§ PROBLEM TO WORK ON: Pictures excluded, return the lines below from the first through the line holding "SERIF_JP = ['Liberation".

§ AVAILABLE DATA:
————
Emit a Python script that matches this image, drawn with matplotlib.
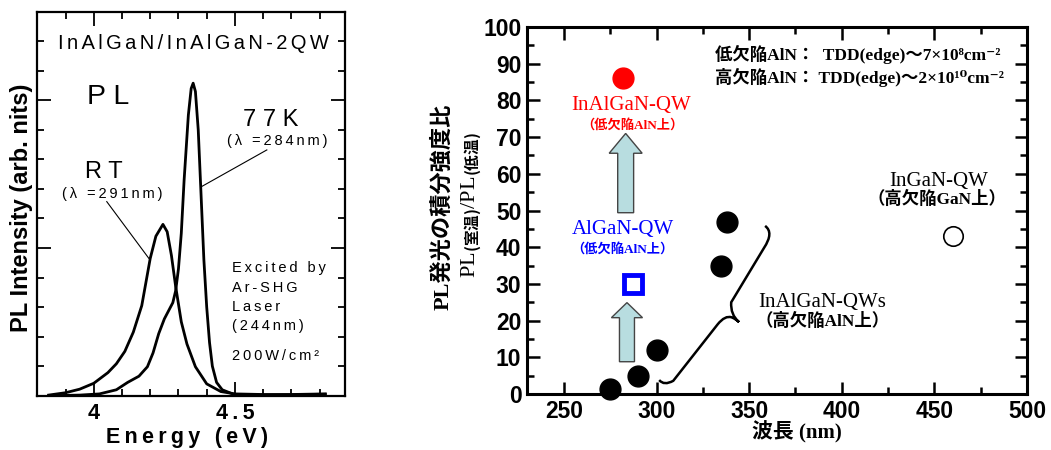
import matplotlib
matplotlib.use('Agg')
import matplotlib.pyplot as plt
from matplotlib.path import Path
from matplotlib.patches import PathPatch, FancyArrow
from matplotlib.ticker import MultipleLocator, FixedLocator, NullFormatter

plt.rcParams['mathtext.fontset'] = 'custom'
plt.rcParams['mathtext.rm'] = 'Noto Sans CJK JP'
plt.rcParams['mathtext.it'] = 'Noto Sans CJK JP'
plt.rcParams['mathtext.bf'] = 'Noto Sans CJK JP:bold'

SANS = ['Liberation Sans', 'DejaVu Sans']
SERIF_JP = ['Liberation Serif', 'Noto Sans CJK JP', 'DejaVu Serif']

# PL spectra (arb. units)
energy_rt = [3.84, 3.90, 3.95, 4.00, 4.05, 4.08, 4.11, 4.14, 4.17, 4.20, 4.22,
             4.245, 4.26, 4.275, 4.29, 4.31, 4.33, 4.36, 4.40, 4.45, 4.50,
             4.60, 4.70, 4.82]
pl_rt = [0.02, 0.10, 0.22, 0.42, 0.78, 1.08, 1.50, 2.15, 3.05, 4.65, 5.40,
         5.80, 5.55, 4.75, 3.70, 2.50, 1.75, 0.98, 0.40, 0.14, 0.06,
         0.04, 0.04, 0.06]

energy_77k = [3.85, 3.95, 4.02, 4.08, 4.12, 4.16, 4.19, 4.21, 4.23, 4.25,
              4.28, 4.29, 4.30, 4.31, 4.32, 4.335, 4.345, 4.352, 4.36, 4.37,
              4.38, 4.39, 4.40, 4.41, 4.42, 4.435, 4.455, 4.50, 4.60, 4.70,
              4.82]
pl_77k = [0.0, 0.02, 0.06, 0.20, 0.45, 0.66, 0.98, 1.45, 2.10, 2.60,
          3.15, 3.55, 4.30, 5.50, 7.30, 9.50, 10.40, 10.58, 10.30, 9.00,
          6.80, 4.60, 3.00, 1.80, 1.00, 0.45, 0.20, 0.03, 0.02, 0.03,
          0.05]

# integrated PL ratio vs emission wavelength
wl_inalgan_high = [275, 290, 300, 335, 338]
ratio_inalgan_high = [1.5, 5, 12, 35, 47]
wl_inalgan_low = [282]
ratio_inalgan_low = [86]
wl_algan_low = [287]
ratio_algan_low = [30]
wl_ingan = [460]
ratio_ingan = [43]


def spaced(s, gap='\u2009'):
    return gap.join(s)


fig = plt.figure(figsize=(10.51, 4.5), dpi=100)

# ---------------- left: PL spectra ----------------
ax1 = fig.add_axes([0.0355, 0.1207, 0.2928, 0.8533])
ax1.plot(energy_rt, pl_rt, color='black', lw=2.0)
ax1.plot(energy_77k, pl_77k, color='black', lw=2.0)
ax1.set_xlim(3.8, 4.89)
ax1.set_ylim(0, 13)

ax1.xaxis.set_major_locator(FixedLocator([4.0, 4.5]))
ax1.xaxis.set_minor_locator(MultipleLocator(0.1))
ax1.yaxis.set_major_locator(MultipleLocator(5))
ax1.yaxis.set_minor_locator(MultipleLocator(1))
ax1.set_xticklabels([spaced('4'), spaced('4.5')], fontfamily=SANS,
                    fontweight='bold', fontsize=15.5)
ax1.yaxis.set_major_formatter(NullFormatter())
ax1.tick_params(which='both', direction='in', top=True, right=True, width=1.3)
ax1.tick_params(which='major', length=10, pad=5)
ax1.tick_params(which='minor', length=5)
for sp in ax1.spines.values():
    sp.set_linewidth(1.6)

t1 = ax1.transAxes
ax1.text(0.506, 0.916, spaced('InAlGaN/InAlGaN-2QW', '\u2006'), transform=t1,
         ha='center', va='center', fontsize=14.5, fontfamily=SANS)
ax1.text(0.230, 0.778, 'P L', transform=t1, ha='center', va='center',
         fontsize=20.5, fontfamily=SANS)
ax1.text(0.759, 0.718, '7 7 K', transform=t1, ha='center', va='center',
         fontsize=17, fontfamily=SANS)
ax1.text(0.779, 0.663, spaced('(λ =284nm)'), transform=t1, ha='center',
         va='center', fontsize=10.5, fontfamily=SANS)
ax1.text(0.217, 0.583, 'R T', transform=t1, ha='center', va='center',
         fontsize=17, fontfamily=SANS)
ax1.text(0.244, 0.525, spaced('(λ =291nm)'), transform=t1, ha='center',
         va='center', fontsize=10.5, fontfamily=SANS)
for yy, line in zip([0.3325, 0.280, 0.231, 0.1815, 0.1034],
                    ['Excited by', 'Ar-SHG', 'Laser', '(244nm)', '200W/cm²']):
    ax1.text(0.633, yy, spaced(line), transform=t1, ha='left', va='center',
             fontsize=10.5, fontfamily=SANS)

# leader lines to the curves
ax1.plot([4.046, 4.195], [6.57, 4.65], color='black', lw=0.8)
ax1.plot([4.613, 4.382], [8.32, 7.08], color='black', lw=0.8)

fig.text(22 / 1051, 1 - 208 / 450, 'PL Intensity (arb. nits)', rotation=90,
         ha='center', va='center', fontsize=17, fontweight='bold',
         fontfamily=SANS)
fig.text(187 / 1051, 1 - 437 / 450, spaced('Energy (eV)'), ha='center',
         va='center', fontsize=15.5, fontweight='bold', fontfamily=SANS)

# ---------------- right: intensity ratio ----------------
ax2 = fig.add_axes([0.5014, 0.1244, 0.4757, 0.8156])
ax2.set_xlim(230, 500)
ax2.set_ylim(0, 100)
ax2.xaxis.set_major_locator(MultipleLocator(50))
ax2.xaxis.set_minor_locator(MultipleLocator(25))
ax2.yaxis.set_major_locator(MultipleLocator(10))
ax2.yaxis.set_minor_locator(MultipleLocator(5))
ax2.tick_params(which='both', direction='in', top=True, right=True, width=1.8)
ax2.tick_params(which='major', length=9, pad=4)
ax2.tick_params(which='minor', length=5)
for lab in ax2.get_xticklabels() + ax2.get_yticklabels():
    lab.set_fontfamily(SANS)
    lab.set_fontweight('bold')
    lab.set_fontsize(16.5)
for sp in ax2.spines.values():
    sp.set_linewidth(2.2)

# arrows (drawn first so markers sit on top)
arrow_kw = dict(facecolor='#b8dde0', edgecolor='#444444', lw=1.0,
                length_includes_head=True, zorder=2)
ax2.add_patch(FancyArrow(284, 8.8, 0, 16.1, width=8.1, head_width=16.8,
                         head_length=4.1, **arrow_kw))
ax2.add_patch(FancyArrow(283.3, 49.4, 0, 21.6, width=8.6, head_width=17.8,
                         head_length=5.4, **arrow_kw))

ax2.plot(wl_inalgan_high, ratio_inalgan_high, 'o', color='black', ms=15,
         zorder=4, clip_on=False)
ax2.plot(wl_inalgan_low, ratio_inalgan_low, 'o', color='#ff0000', ms=15,
         zorder=4)
ax2.plot(wl_algan_low, ratio_algan_low, 's', mfc='white', mec='#0000ff',
         mew=3.5, ms=13, zorder=4)
ax2.plot(wl_ingan, ratio_ingan, 'o', mfc='white', mec='black', mew=1.2,
         ms=14, zorder=4)

# curly brace grouping the InAlGaN-QWs on high-defect AlN
brace = Path([(301.4, 3.8), (304.0, 2.2), (309.0, 3.6), (333.0, 19.0),
              (337.0, 21.5), (340.5, 20.9), (343.0, 20.4), (344.5, 19.6),
              (339.8, 21.6), (340.3, 25.0), (358.0, 39.8), (363.5, 44.0),
              (358.6, 45.8)],
             [Path.MOVETO, Path.CURVE3, Path.CURVE3, Path.LINETO,
              Path.CURVE3, Path.CURVE3, Path.CURVE3, Path.CURVE3,
              Path.CURVE3, Path.CURVE3, Path.LINETO, Path.CURVE3,
              Path.CURVE3])
ax2.add_patch(PathPatch(brace, facecolor='none', edgecolor='black', lw=1.8,
                        zorder=3))

ax2.text(286.5, 78.7, 'InAlGaN-QW', color='#ff0000', ha='center',
         va='center', fontsize=15, fontfamily='Liberation Serif')
ax2.text(286.9, 73.3, '（低欠陥AlN上）', color='#ff0000', ha='center',
         va='center', fontsize=9.5, fontweight='bold', fontfamily=SERIF_JP)
ax2.text(281.9, 44.7, 'AlGaN-QW', color='#0000ff', ha='center',
         va='center', fontsize=15, fontfamily='Liberation Serif')
ax2.text(281.5, 39.4, '（低欠陥AlN上）', color='#0000ff', ha='center',
         va='center', fontsize=9.5, fontweight='bold', fontfamily=SERIF_JP)
ax2.text(452.2, 57.8, 'InGaN-QW', ha='center', va='center', fontsize=15,
         fontfamily='Liberation Serif')
ax2.text(451.3, 52.9, '（高欠陥GaN上）', ha='center', va='center',
         fontsize=12.5, fontweight='bold', fontfamily=SERIF_JP)
ax2.text(389.5, 24.8, 'InAlGaN-QWs', ha='center', va='center', fontsize=15,
         fontfamily='Liberation Serif')
ax2.text(389.6, 19.7, '（高欠陥AlN上）', ha='center', va='center',
         fontsize=12.5, fontweight='bold', fontfamily=SERIF_JP)

t2 = ax2.transAxes
ax2.text(0.376, 0.926, '低欠陥AlN：  TDD(edge)〜7×10⁸cm⁻²', transform=t2,
         ha='left', va='center', fontsize=12.5, fontweight='bold',
         fontfamily=SERIF_JP)
ax2.text(0.376, 0.863, '高欠陥AlN： TDD(edge)〜2×10¹⁰cm⁻²', transform=t2,
         ha='left', va='center', fontsize=12.5, fontweight='bold',
         fontfamily=SERIF_JP)

fig.text(797 / 1051, 1 - 432 / 450, '波長 (nm)', ha='center', va='center',
         fontsize=15, fontweight='bold', fontfamily=SERIF_JP)
fig.text(443 / 1051, 1 - 207 / 450, 'PL発光の積分強度比', rotation=90,
         ha='center', va='center', fontsize=16, fontweight='bold',
         fontfamily=SERIF_JP)
fig.text(472 / 1051, 1 - 205 / 450,
         r'PL$_{\mathbf{(室温)}}$/PL$_{\mathbf{(低温)}}$', rotation=90,
         ha='center', va='center', fontsize=16, fontfamily='Liberation Serif')

fig.savefig('out.png', dpi=100)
————
§ OUTPUT OF THE TASK:
Emit a Python script that matches this image, drawn with matplotlib.
import matplotlib
matplotlib.use('Agg')
import matplotlib.pyplot as plt
from matplotlib.path import Path
from matplotlib.patches import PathPatch, FancyArrow
from matplotlib.ticker import MultipleLocator, FixedLocator, NullFormatter

plt.rcParams['mathtext.fontset'] = 'custom'
plt.rcParams['mathtext.rm'] = 'Noto Sans CJK JP'
plt.rcParams['mathtext.it'] = 'Noto Sans CJK JP'
plt.rcParams['mathtext.bf'] = 'Noto Sans CJK JP:bold'

SANS = ['Liberation Sans', 'DejaVu Sans']
SERIF_JP = ['Liberation Serif', 'Noto Sans CJK JP', 'DejaVu Serif']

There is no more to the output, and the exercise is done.